“Quienes comen juntos, permanecen juntos”.

En 2011 comenzó la guerra en Siria y desde entonces 500.000 personas han sido asesinadas o están desaparecidas y doce millones han tenido que abandonar su hogar.

En 2015, fruto de la huida desesperada de miles de refugiados sirios hacia Europa, se produjo una crisis migratoria que causó una ola de solidaridad entre los trabajadores y jóvenes europeos, con movilizaciones multitudinarias como en la ciudad de Barcelona. Por el lado contrario, las políticas racistas y la violencia institucional se agudizaron. La democrática Unión Europea se comprometió ese año acoger 180.000 refugiados en el continente, pero dos años después (el último del que hay registros generales) sólo se había albergado un 20% de lo prometido. Unas 27.000 personas que vivían (y viven) en condiciones miserables, en campos de refugiados, hacinados, pasando frío, hambre y dolor.

Este es el escenario de fondo de la nueva película del mítico cineasta social Ken Loach. Un film que arranca con la llegada de familias sirias a un pequeño pueblo del condado de Durham, en el norte de Inglaterra.
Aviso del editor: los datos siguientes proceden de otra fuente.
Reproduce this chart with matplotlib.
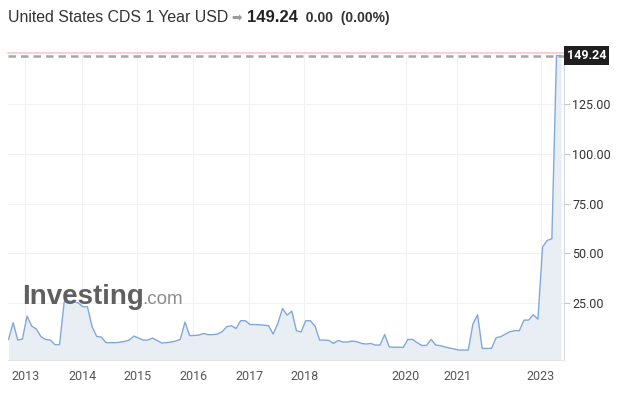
import numpy as np
import matplotlib
matplotlib.use("Agg")
import matplotlib.pyplot as plt

# CDS 1 year, one value per data point (the chart spaces points evenly)
cds = [6.8, 15.2, 6.5, 7.0, 18.5, 13.5, 12.0, 8.2, 6.8, 6.5,
       4.2, 4.2, 25.7, 26.2, 25.7, 25.2, 23.2, 23.2, 13.2, 8.3,
       8.0, 5.2, 5.2, 5.2, 5.4, 5.8, 6.5, 8.5, 7.5, 6.5,
       6.5, 7.5, 6.3, 5.0, 5.2, 5.5, 6.0, 6.8, 15.5, 8.7,
       8.8, 9.0, 9.8, 9.2, 9.2, 9.5, 10.7, 13.2, 13.7, 12.3,
       16.2, 16.2, 14.3, 14.3, 14.2, 14.0, 13.7, 9.5, 14.8, 22.3,
       19.0, 21.0, 11.2, 10.5, 16.2, 16.2, 13.5, 6.5, 6.5, 6.3,
       4.8, 6.3, 5.5, 5.5, 6.0, 5.7, 4.8, 4.5, 4.8, 4.0,
       4.0, 9.3, 3.0, 2.9, 2.9, 2.8, 6.8, 6.8, 5.2, 3.8,
       3.8, 6.8, 4.0, 3.7, 3.0, 2.5, 2.0, 1.5, 1.5, 1.5,
       14.5, 19.2, 2.3, 2.3, 2.3, 7.7, 8.2, 9.5, 10.7, 11.2,
       11.2, 16.5, 16.5, 19.2, 17.0, 53.2, 56.5, 57.3, 149.24, 149.24]
last_value = 149.24

year_labels = ["2013", "2014", "2015", "2016", "2017", "2018", "2020", "2021", "2023"]
year_pos = [3.66, 15.9, 27.7, 39.8, 51.8, 63.7, 85.6, 96.6, 114.6]
y_ticks = [25, 50, 75, 100, 125]

x = np.arange(len(cds))

fig = plt.figure(figsize=(6.17, 3.93), dpi=100)
ax = fig.add_axes([0.013, 0.084, 0.901, 0.786])

ax.fill_between(x, cds, -3.5, color="#e9eef4", lw=0)
ax.plot(x, cds, color="#80a8da", lw=1.0)

ax.set_xlim(-0.1, 119.6)
ax.set_ylim(-3.5, 151.5)

ax.axhline(150.6, color="#f4c8c8", lw=1.2, zorder=1, clip_on=False)
ax.axhline(last_value, color="#a6a6a6", lw=1.8, ls=(0, (3, 2)), zorder=2)

ax.set_xticks(year_pos)
ax.set_xticklabels(year_labels)
ax.set_yticks(y_ticks)
ax.set_yticklabels([f"{v:.2f}" for v in y_ticks])
ax.yaxis.tick_right()
ax.tick_params(axis="y", length=4, width=0.8, color="#c8c8c8", pad=2,
               labelsize=9, labelcolor="#333333")
ax.tick_params(axis="x", length=0, pad=7, labelsize=9, labelcolor="#555555")
for lab in ax.get_xticklabels() + ax.get_yticklabels():
    lab.set_family("Roboto")

ax.grid(True, color="#f1f1f1", lw=0.8)
ax.set_axisbelow(True)
for s in ["top", "left"]:
    ax.spines[s].set_visible(False)
ax.spines["bottom"].set_color("#e6e6e6")
ax.spines["right"].set_color("#d8d8d8")

# last value box
ax.text(1.005, last_value, f"{last_value:.2f}", transform=ax.get_yaxis_transform(),
        ha="left", va="center", fontsize=9, fontweight="bold", color="white",
        family="Roboto",
        bbox=dict(boxstyle="square,pad=0.25", fc="#1f1f1f", ec="none"))

fig.canvas.draw()
r = fig.canvas.get_renderer()

# watermark
w1 = ax.text(0.025, 0.181, "Investing", transform=ax.transAxes, fontsize=20,
             fontweight="bold", color="#5f5f5f", family="Liberation Sans",
             va="baseline", ha="left")
wx = w1.get_window_extent(r).x1 - 1
ax.text(ax.transAxes.inverted().transform((wx, 0))[0], 0.181, ".com",
        transform=ax.transAxes, fontsize=13.5, color="#8c8c8c",
        family="Liberation Sans", va="baseline", ha="left")

# header
parts = [("United States CDS 1 Year USD", 11.4, "normal", "#333333", "Liberation Sans"),
         (" \u27a1 ", 9, "normal", "#9a9a9a", "DejaVu Sans"),
         ("149.24", 12, "bold", "#222222", "Liberation Sans"),
         ("  0.00", 10, "bold", "#333333", "Liberation Sans"),
         ("  (0.00%)", 10, "bold", "#333333", "Liberation Sans")]
xpix = 8
for txt, fs, fw, col, fam in parts:
    t = fig.text(xpix / 617, 1 - 18 / 393, txt, fontsize=fs, fontweight=fw,
                 color=col, family=fam, va="center", ha="left")
    xpix += t.get_window_extent(r).width

fig.savefig("out.png", dpi=100)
Un pueblo prácticamente abandonado, con su población duramente golpeada por la desindustralización y donde todavía se sufren las heridas de la derrota minera en los 80.

J.T. Ballantyne es el propietario del viejo y destartalado pub The Old Oak (El Viejo Roble). Un lugar de reunión de los vecinos, la mayoría de ellos antiguos mineros que vivieron el cierre de sus puestos de trabajo, deprimidos, alcoholizados, donde hablan de los mejores tiempos pasados.

Con la aparición de los refugiados sirios –la mayoría de ellas mujeres y niños y niñas que lo han perdido todo–, empiezan a aparecer tensiones. Por un lado, aparecen los racistas violentos que los desprecian, insultan y golpean. Después aparecen los que, con su pinta en la mano, juran no ser racistas pero “primero los de casa”. Y finalmente, resplandece la gente solidaria que hace todo lo posible por ayudar, por dar cobijo, comida y compañía.

Ken Loach centra su relato en la amistad que nace entre T.J y Yara, una joven siria fotógrafa. El propietario del bar, ante cada vez más comentarios xenófobos por parte de sus clientes, para luchar contra el veneno del racismo y unir a la población migrante con la nativa –que también sufren un abandono institucional fuertísimo y la falta de cualquier ayuda social– decide abrir la zona del restaurante de su bar, cerrada al público desde hacía décadas, para organizar comidas de confraternización. Un local pequeño, con problemas en el sistema eléctrico y las tuberías del agua, pero todo decorado con las fotografías de las históricas huelgas mineras contra los planes de ajustes de  Margaret Tatcher: los piquetes, las mujeres que todos los días daban de comer a 300 huelguistas, la represión policial… “Quienes comen juntos, permanecen juntos”, aparece en un cartel colgado en la pared. Y esto es lo que hacen, 30 años después: banquetes solidarios y gratuitos, donde la solidaridad de clase estalla.

The Old Oak es una emotiva reflexión sobre cómo es posible arrancar de raíz los prejuicios racistas que pretenden dividir a la clase trabajadora por el color de nuestra piel, la religión o nuestro lugar de origen. Ken Loach se moja y explica por qué el odio antiinmigrante aparece entre sectores de los trabajadores ingleses: no hay trabajo ni servicios sociales dignos, la especulación inmobiliaria ahoga a las familias, regiones enteras abandonadas por las instituciones, depresión económica... Algo que la extrema derecha explota. Pero como dice el protagonista: “cuando sufrimos todo esto siempre miramos abajo, al que está peor que nosotros, a esos pobres bastardos que no tienen nada, en lugar de mirar arriba”. Eso es lo que hay que hacer: mirar arriba, a los empresarios, capitalistas e imperialistas que provocan las guerras, no a quienes las sufren y huyen.

La película llega en un momento idóneo, con el Gobierno de Rishi Sunak aplicando una política salvaje en la cuestión migratoria, hacinando a refugiados en una prisión flotante en la isla de Portland, y también con duros ataques contra la clase trabajadora. Por eso, películas que apelan a la solidaridad de clase por encima de las fronteras, siguen siendo más necesarias que nunca.